• **REQUIRED TASK**:
Retype all material exactly. Pictures stay out of the copy.

---- MATERIAL

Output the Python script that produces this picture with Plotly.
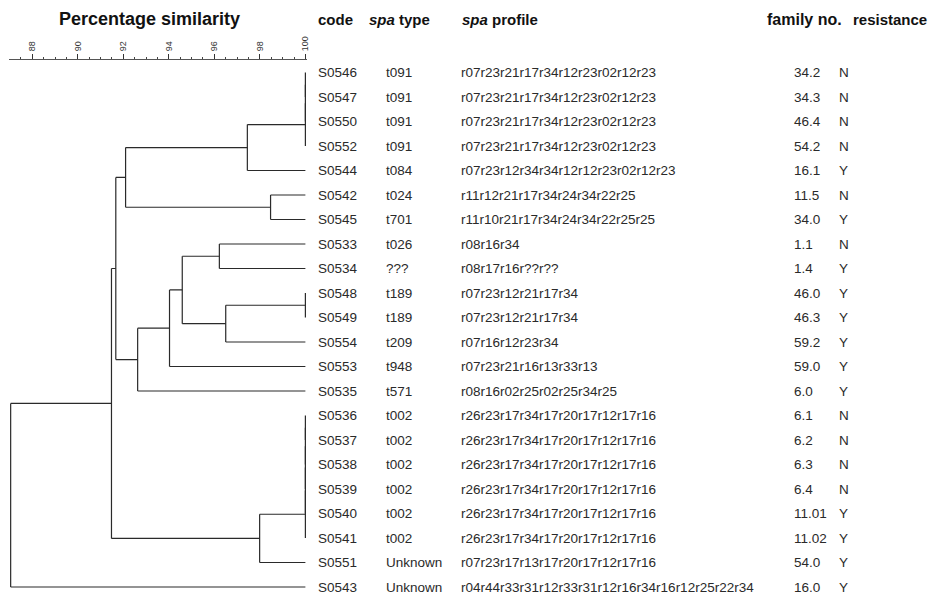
import plotly.graph_objects as go

# ---- data -------------------------------------------------------------
codes = ["S0546", "S0547", "S0550", "S0552", "S0544", "S0542", "S0545",
         "S0533", "S0534", "S0548", "S0549", "S0554", "S0553", "S0535",
         "S0536", "S0537", "S0538", "S0539", "S0540", "S0541", "S0551",
         "S0543"]
spa_types = ["t091", "t091", "t091", "t091", "t084", "t024", "t701",
             "t026", "???", "t189", "t189", "t209", "t948", "t571",
             "t002", "t002", "t002", "t002", "t002", "t002", "Unknown",
             "Unknown"]
spa_profiles = [
    "r07r23r21r17r34r12r23r02r12r23",
    "r07r23r21r17r34r12r23r02r12r23",
    "r07r23r21r17r34r12r23r02r12r23",
    "r07r23r21r17r34r12r23r02r12r23",
    "r07r23r12r34r34r12r12r23r02r12r23",
    "r11r12r21r17r34r24r34r22r25",
    "r11r10r21r17r34r24r34r22r25r25",
    "r08r16r34",
    "r08r17r16r??r??",
    "r07r23r12r21r17r34",
    "r07r23r12r21r17r34",
    "r07r16r12r23r34",
    "r07r23r21r16r13r33r13",
    "r08r16r02r25r02r25r34r25",
    "r26r23r17r34r17r20r17r12r17r16",
    "r26r23r17r34r17r20r17r12r17r16",
    "r26r23r17r34r17r20r17r12r17r16",
    "r26r23r17r34r17r20r17r12r17r16",
    "r26r23r17r34r17r20r17r12r17r16",
    "r26r23r17r34r17r20r17r12r17r16",
    "r07r23r17r13r17r20r17r12r17r16",
    "r04r44r33r31r12r33r31r12r16r34r16r12r25r22r34",
]
family_no = ["34.2", "34.3", "46.4", "54.2", "16.1", "11.5", "34.0", "1.1",
             "1.4", "46.0", "46.3", "59.2", "59.0", "6.0", "6.1", "6.2",
             "6.3", "6.4", "11.01", "11.02", "54.0", "16.0"]
resistance = ["N", "N", "N", "N", "Y", "N", "Y", "N", "Y", "Y", "Y", "Y",
              "Y", "Y", "N", "N", "N", "N", "Y", "Y", "Y", "Y"]

# clustering: (child a, child b, percentage similarity); internal nodes n0, n1, ...
merges = [
    ("S0546", "S0547", 100.0),   # n0
    ("n0", "S0550", 100.0),      # n1
    ("n1", "S0552", 100.0),      # n2
    ("n2", "S0544", 97.45),      # n3
    ("S0542", "S0545", 98.47),   # n4
    ("n3", "n4", 92.10),         # n5
    ("S0533", "S0534", 96.22),   # n6
    ("S0548", "S0549", 100.0),   # n7
    ("n7", "S0554", 96.50),      # n8
    ("n6", "n8", 94.59),         # n9
    ("n9", "S0553", 94.03),      # n10
    ("n10", "S0535", 92.63),     # n11
    ("n5", "n11", 91.67),        # n12
    ("S0536", "S0537", 100.0),   # n13
    ("n13", "S0538", 100.0),     # n14
    ("n14", "S0539", 100.0),     # n15
    ("n15", "S0540", 100.0),     # n16
    ("n16", "S0541", 100.0),     # n17
    ("n17", "S0551", 97.99),     # n18
    ("n12", "n18", 91.48),       # n19
    ("n19", "S0543", 87.05),     # n20
]

axis_ticks = [88, 90, 92, 94, 96, 98, 100]

# ---- dendrogram geometry ---------------------------------------------
pos = {c: (100.0, i) for i, c in enumerate(codes)}
xs, ys = [], []
for k, (a, b, s) in enumerate(merges):
    xa, ya = pos[a]
    xb, yb = pos[b]
    xs += [xa, s, None, xb, s, None, s, s, None]
    ys += [ya, ya, None, yb, yb, None, ya, yb, None]
    pos[f"n{k}"] = (s, (ya + yb) / 2)

W, H = 935, 596
x_left_px, x_right_px = 10.7, 306.7      # 87.05 .. 100
px_per_unit = (x_right_px - x_left_px) / (100 - 87.05)
pad = 0.06
row0_px, row_pitch = 72.5, 24.5

fig = go.Figure()
fig.add_trace(go.Scatter(x=xs, y=ys, mode="lines",
                         line=dict(color="#2a2a2a", width=1.2),
                         hoverinfo="skip", showlegend=False))

# ---- table text -------------------------------------------------------
txt_font = dict(family="Liberation Sans, Arial, sans-serif", size=13.5, color="#2a2a2a")
col_x = [(317, codes), (386, spa_types), (461, spa_profiles),
         (795, family_no), (841, resistance)]
annotations = []
for xpx, values in col_x:
    for i, v in enumerate(values):
        annotations.append(dict(x=xpx / W, xref="paper", y=i, yref="y",
                                text=v, showarrow=False, xanchor="left",
                                yanchor="middle", font=txt_font))

hdr_family = "Liberation Sans, Arial, sans-serif"
headers = [(150, "center", "<b>Percentage similarity</b>", 18),
           (317, "left", "<b>code</b>", 15),
           (369, "left", "<b><i>spa</i> type</b>", 15),
           (462, "left", "<b><i>spa</i> profile</b>", 15),
           (768, "left", "<b>family no.</b>", 16),
           (855, "left", "<b>resistance</b>", 15)]
for xpx, anc, t, sz in headers:
    annotations.append(dict(x=xpx / W, xref="paper", y=1 - 19 / H, yref="paper",
                            text=t, showarrow=False, xanchor=anc,
                            yanchor="middle",
                            font=dict(family=hdr_family, size=sz, color="#111")))

top_row = -row0_px / row_pitch
bottom_row = (H - row0_px) / row_pitch

fig.update_layout(
    width=W, height=H,
    margin=dict(l=0, r=0, t=0, b=0),
    paper_bgcolor="white", plot_bgcolor="white",
    annotations=annotations,
    xaxis=dict(
        domain=[(x_left_px - pad * px_per_unit) / W,
                (x_right_px + pad * px_per_unit) / W],
        range=[87.05 - pad, 100 + pad],
        side="top", anchor="free", position=1 - 59 / H,
        showgrid=False, zeroline=False,
        showline=True, linecolor="#555", linewidth=1,
        tickmode="array", tickvals=axis_ticks,
        ticktext=[str(t) for t in axis_ticks],
        ticks="outside", ticklen=5, tickcolor="#333", tickwidth=1,
        tickangle=-90, ticklabelstandoff=1,
        tickfont=dict(family="Liberation Sans, Arial, sans-serif", size=9, color="#333"),
        minor=dict(tickmode="array",
                   tickvals=[v / 2 for v in range(175, 201)],
                   ticks="outside", ticklen=2, tickcolor="#444", showgrid=False),
    ),
    yaxis=dict(domain=[0, 1], range=[bottom_row, top_row], visible=False,
               showgrid=False, zeroline=False),
)

fig.write_html("out.html")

--------

• **EXERCISE ANSWER**:
Output the Python script that produces this picture with Plotly.
import plotly.graph_objects as go

# ---- data -------------------------------------------------------------
codes = ["S0546", "S0547", "S0550", "S0552", "S0544", "S0542", "S0545",
         "S0533", "S0534", "S0548", "S0549", "S0554", "S0553", "S0535",
         "S0536", "S0537", "S0538", "S0539", "S0540", "S0541", "S0551",
         "S0543"]
spa_types = ["t091", "t091", "t091", "t091", "t084", "t024", "t701",
             "t026", "???", "t189", "t189", "t209", "t948", "t571",
             "t002", "t002", "t002", "t002", "t002", "t002", "Unknown",
             "Unknown"]
spa_profiles = [
    "r07r23r21r17r34r12r23r02r12r23",
    "r07r23r21r17r34r12r23r02r12r23",
    "r07r23r21r17r34r12r23r02r12r23",
    "r07r23r21r17r34r12r23r02r12r23",
    "r07r23r12r34r34r12r12r23r02r12r23",
    "r11r12r21r17r34r24r34r22r25",
    "r11r10r21r17r34r24r34r22r25r25",
    "r08r16r34",
    "r08r17r16r??r??",
    "r07r23r12r21r17r34",
    "r07r23r12r21r17r34",
    "r07r16r12r23r34",
    "r07r23r21r16r13r33r13",
    "r08r16r02r25r02r25r34r25",
    "r26r23r17r34r17r20r17r12r17r16",
    "r26r23r17r34r17r20r17r12r17r16",
    "r26r23r17r34r17r20r17r12r17r16",
    "r26r23r17r34r17r20r17r12r17r16",
    "r26r23r17r34r17r20r17r12r17r16",
    "r26r23r17r34r17r20r17r12r17r16",
    "r07r23r17r13r17r20r17r12r17r16",
    "r04r44r33r31r12r33r31r12r16r34r16r12r25r22r34",
]
family_no = ["34.2", "34.3", "46.4", "54.2", "16.1", "11.5", "34.0", "1.1",
             "1.4", "46.0", "46.3", "59.2", "59.0", "6.0", "6.1", "6.2",
             "6.3", "6.4", "11.01", "11.02", "54.0", "16.0"]
resistance = ["N", "N", "N", "N", "Y", "N", "Y", "N", "Y", "Y", "Y", "Y",
              "Y", "Y", "N", "N", "N", "N", "Y", "Y", "Y", "Y"]

# clustering: (child a, child b, percentage similarity); internal nodes n0, n1, ...
merges = [
    ("S0546", "S0547", 100.0),   # n0
    ("n0", "S0550", 100.0),      # n1
    ("n1", "S0552", 100.0),      # n2
    ("n2", "S0544", 97.45),      # n3
    ("S0542", "S0545", 98.47),   # n4
    ("n3", "n4", 92.10),         # n5
    ("S0533", "S0534", 96.22),   # n6
    ("S0548", "S0549", 100.0),   # n7
    ("n7", "S0554", 96.50),      # n8
    ("n6", "n8", 94.59),         # n9
    ("n9", "S0553", 94.03),      # n10
    ("n10", "S0535", 92.63),     # n11
    ("n5", "n11", 91.67),        # n12
    ("S0536", "S0537", 100.0),   # n13
    ("n13", "S0538", 100.0),     # n14
    ("n14", "S0539", 100.0),     # n15
    ("n15", "S0540", 100.0),     # n16
    ("n16", "S0541", 100.0),     # n17
    ("n17", "S0551", 97.99),     # n18
    ("n12", "n18", 91.48),       # n19
    ("n19", "S0543", 87.05),     # n20
]

axis_ticks = [88, 90, 92, 94, 96, 98, 100]

# ---- dendrogram geometry ---------------------------------------------
pos = {c: (100.0, i) for i, c in enumerate(codes)}
xs, ys = [], []
for k, (a, b, s) in enumerate(merges):
    xa, ya = pos[a]
    xb, yb = pos[b]
    xs += [xa, s, None, xb, s, None, s, s, None]
    ys += [ya, ya, None, yb, yb, None, ya, yb, None]
    pos[f"n{k}"] = (s, (ya + yb) / 2)

W, H = 935, 596
x_left_px, x_right_px = 10.7, 306.7      # 87.05 .. 100
px_per_unit = (x_right_px - x_left_px) / (100 - 87.05)
pad = 0.06
row0_px, row_pitch = 72.5, 24.5

fig = go.Figure()
fig.add_trace(go.Scatter(x=xs, y=ys, mode="lines",
                         line=dict(color="#2a2a2a", width=1.2),
                         hoverinfo="skip", showlegend=False))

# ---- table text -------------------------------------------------------
txt_font = dict(family="Liberation Sans, Arial, sans-serif", size=13.5, color="#2a2a2a")
col_x = [(317, codes), (386, spa_types), (461, spa_profiles),
         (795, family_no), (841, resistance)]
annotations = []
for xpx, values in col_x:
    for i, v in enumerate(values):
        annotations.append(dict(x=xpx / W, xref="paper", y=i, yref="y",
                                text=v, showarrow=False, xanchor="left",
                                yanchor="middle", font=txt_font))

hdr_family = "Liberation Sans, Arial, sans-serif"
headers = [(150, "center", "<b>Percentage similarity</b>", 18),
           (317, "left", "<b>code</b>", 15),
           (369, "left", "<b><i>spa</i> type</b>", 15),
           (462, "left", "<b><i>spa</i> profile</b>", 15),
           (768, "left", "<b>family no.</b>", 16),
           (855, "left", "<b>resistance</b>", 15)]
for xpx, anc, t, sz in headers:
    annotations.append(dict(x=xpx / W, xref="paper", y=1 - 19 / H, yref="paper",
                            text=t, showarrow=False, xanchor=anc,
                            yanchor="middle",
                            font=dict(family=hdr_family, size=sz, color="#111")))

top_row = -row0_px / row_pitch
bottom_row = (H - row0_px) / row_pitch

fig.update_layout(
    width=W, height=H,
    margin=dict(l=0, r=0, t=0, b=0),
    paper_bgcolor="white", plot_bgcolor="white",
    annotations=annotations,
    xaxis=dict(
        domain=[(x_left_px - pad * px_per_unit) / W,
                (x_right_px + pad * px_per_unit) / W],
        range=[87.05 - pad, 100 + pad],
        side="top", anchor="free", position=1 - 59 / H,
        showgrid=False, zeroline=False,
        showline=True, linecolor="#555", linewidth=1,
        tickmode="array", tickvals=axis_ticks,
        ticktext=[str(t) for t in axis_ticks],
        ticks="outside", ticklen=5, tickcolor="#333", tickwidth=1,
        tickangle=-90, ticklabelstandoff=1,
        tickfont=dict(family="Liberation Sans, Arial, sans-serif", size=9, color="#333"),
        minor=dict(tickmode="array",
                   tickvals=[v / 2 for v in range(175, 201)],
                   ticks="outside", ticklen=2, tickcolor="#444", showgrid=False),
    ),
    yaxis=dict(domain=[0, 1], range=[bottom_row, top_row], visible=False,
               showgrid=False, zeroline=False),
)

fig.write_html("out.html")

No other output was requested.